You may use several compatible function declarations if among them there is no more than one function definition.
In C there is defined the notion of compatible types.
From the C11 Standard (6.2.7 Compatible type and composite type)
1 Two types have compatible type if their types are the same.
Additional rules for determining whether two types are compatible are
described in 6.7.2 for type specifiers, in 6.7.3 for type qualifiers,
and in 6.7.6 for declarators.
and (6.7 Declarations)
4 All declarations in the same scope that refer to the same object or
function shall specify compatible types.
and at last (6.7.6.3 Function declarators (including prototypes))
- ... If one type has a parameter type list and the other type
is specified by a function declarator that is not part of a function
definition and that contains an empty identifier list, the parameter
list shall not have an ellipsis terminator and the type of each
parameter shall be compatible with the type that results from the
application of the default argument promotions.
In the both these function declarations
int hi(int);
int hi();
the return types are compatible (they are the same). And the parameter of the first function declaration has the type int
that corresponds to the type of the integer promotions.
From the C11 Standard 6.5.2.2 Function calls)

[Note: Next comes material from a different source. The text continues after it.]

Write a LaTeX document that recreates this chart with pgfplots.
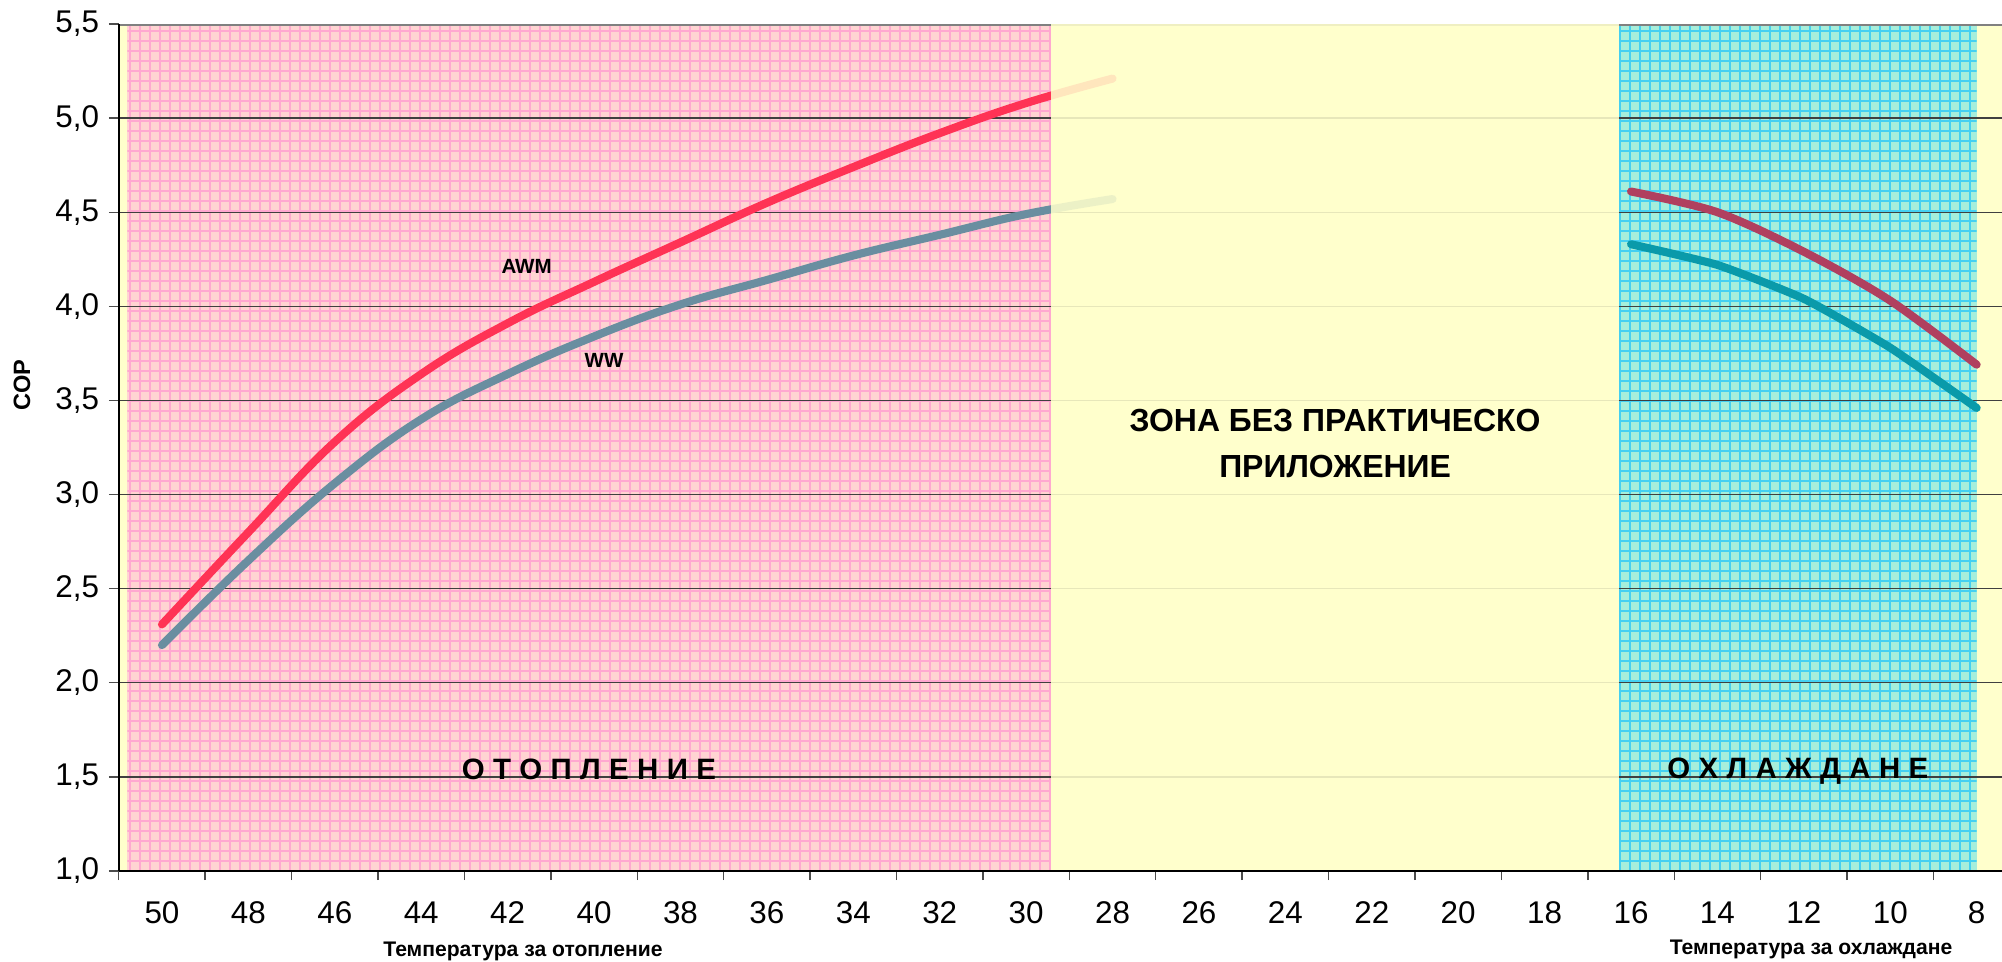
\documentclass[border=0pt]{standalone}
\usepackage{fontspec}
\setmainfont{Liberation Sans}
\usepackage{pgfplots}
\pgfplotsset{compat=1.18}
\usetikzlibrary{patterns.meta}
\definecolor{bgyellow}{HTML}{FFFFCC}
\definecolor{pinkbase}{HTML}{FFD4D2}
\definecolor{pinkline}{HTML}{FFA8D0}
\definecolor{cyanbase}{HTML}{A6EEDB}
\definecolor{cyanline}{HTML}{44D0F2}
\definecolor{awmred}{HTML}{FF3355}
\definecolor{wwslate}{HTML}{6A8EA0}
\definecolor{awmcool}{HTML}{B0405F}
\definecolor{wwteal}{HTML}{0A9AAA}
\definecolor{gridc}{HTML}{404040}
\newcommand\lsp{\hspace{3pt}}
\begin{document}
\begin{tikzpicture}
\begin{axis}[
  at={(0pt,0pt)}, anchor=south west,
  scale only axis, width=684.4pt, height=304.92pt,
  xmin=7, xmax=51, ymin=1, ymax=5.5,
  x dir=reverse,
  axis lines*=left,
  axis line style={black, line width=0.8pt},
  axis background/.style={fill=bgyellow},
  axis on top,
  xtick={50,48,...,8},
  minor xtick={51,49,...,9},
  major x tick style={draw=none},
  minor x tick style={gray!60!black, line width=0.5pt},
  minor tick length=3.3pt,
  ytick={1,1.5,...,5.5},
  y tick style={gray!60!black, line width=0.5pt},
  major tick length=3.6pt,
  tick align=outside,
  xticklabel style={font=\fontsize{11.3}{13}\selectfont, /pgf/number format/assume math mode=true, yshift=-4pt},
  yticklabel style={font=\fontsize{11.3}{13}\selectfont, /pgf/number format/.cd, fixed, fixed zerofill, precision=1, use comma, assume math mode=true},
]
% zones
\addplot[forget plot, draw=none, fill=pinkbase,
  postaction={pattern={Hatch[angle=0,distance=3.6pt,line width=0.55pt]}, pattern color=pinkline}]
  coordinates {(50.8,1) (50.8,5.5) (29.43,5.5) (29.43,1)} -- cycle;
\addplot[forget plot, draw=none, fill=cyanbase,
  postaction={pattern={Hatch[angle=0,distance=3.6pt,line width=0.55pt]}, pattern color=cyanline}]
  coordinates {(16.28,1) (16.28,5.5) (8,5.5) (8,1)} -- cycle;
% grid
\pgfplotsinvokeforeach{1.5,2,2.5,3,3.5,4,4.5,5}{\draw[gridc, line width=0.45pt] (axis cs:51,#1) -- (axis cs:7,#1);}
\draw[gray, line width=1.4pt] (axis cs:51,5.5) -- (axis cs:7,5.5);
% heating
\addplot[awmred, line width=2.9pt, smooth, tension=0.7, line cap=round] coordinates {
(50,2.31) (48,2.80) (46,3.28) (44,3.64) (42,3.91) (40,4.13) (38,4.34) (36,4.55) (34,4.74) (32,4.92) (30,5.08) (28,5.21)};
\addplot[wwslate, line width=2.9pt, smooth, tension=0.7, line cap=round] coordinates {
(50,2.20) (48,2.65) (46,3.06) (44,3.40) (42,3.64) (40,3.84) (38,4.01) (36,4.14) (34,4.27) (32,4.38) (30,4.49) (28,4.57)};
% cooling
\addplot[awmcool, line width=2.9pt, smooth, line cap=round] coordinates {
(16,4.61) (14,4.50) (12,4.29) (10,4.03) (8,3.69)};
\addplot[wwteal, line width=2.9pt, smooth, tension=0.3, line cap=round] coordinates {
(16,4.33) (14,4.22) (12,4.04) (10,3.78) (8,3.46)};
% overlay of middle zone
\addplot[forget plot, draw=none, fill=bgyellow, fill opacity=0.88]
  coordinates {(29.43,1) (29.43,5.5) (16.28,5.5) (16.28,1)} -- cycle;
% texts
\node[font=\bfseries\fontsize{7.4}{9}\selectfont] at (axis cs:41.56,4.21) {AWM};
\node[font=\bfseries\fontsize{7.4}{9}\selectfont] at (axis cs:39.77,3.71) {WW};
\node[font=\bfseries\fontsize{10.6}{12}\selectfont] at (axis cs:40.12,1.54) {О\lsp Т\lsp О\lsp П\lsp Л\lsp Е\lsp Н\lsp И\lsp Е};
\node[font=\bfseries\fontsize{10.6}{12}\selectfont] at (axis cs:12.14,1.53) {О\lsp Х\lsp Л\lsp А\lsp Ж\lsp Д\lsp А\lsp Н\lsp Е};
\node[align=center, font=\bfseries\fontsize{11.5}{16.6}\selectfont] at (axis cs:22.85,3.27) {ЗОНА БЕЗ ПРАКТИЧЕСКО\\ПРИЛОЖЕНИЕ};
\end{axis}
\node[font=\bfseries\fontsize{7.6}{9}\selectfont] at (145.5pt,-28.8pt) {Температура за отопление};
\node[font=\bfseries\fontsize{7.6}{9}\selectfont] at (609.2pt,-28.4pt) {Температура за охлаждане};
\node[rotate=90, font=\bfseries\fontsize{8.5}{10}\selectfont] at (-34.85pt,174.96pt) {COP};
\pgfresetboundingbox
\useasboundingbox (-42.77pt,-32.4pt) rectangle (677.95pt,313.56pt);
\end{tikzpicture}
\end{document}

6 If the expression that denotes the called function has a type that
does not include a prototype, the integer promotions are performed on
each argument, and arguments that have type float are promoted to
double. These are called the default argument promotions.
If you would write for example
int hi(char);
int hi();
then there are declared two different functions because the type char
, the type of the parameter of the first function, does not correspond to a type after default argument promotions.
Another example of declaring two compatible functions and two different functions.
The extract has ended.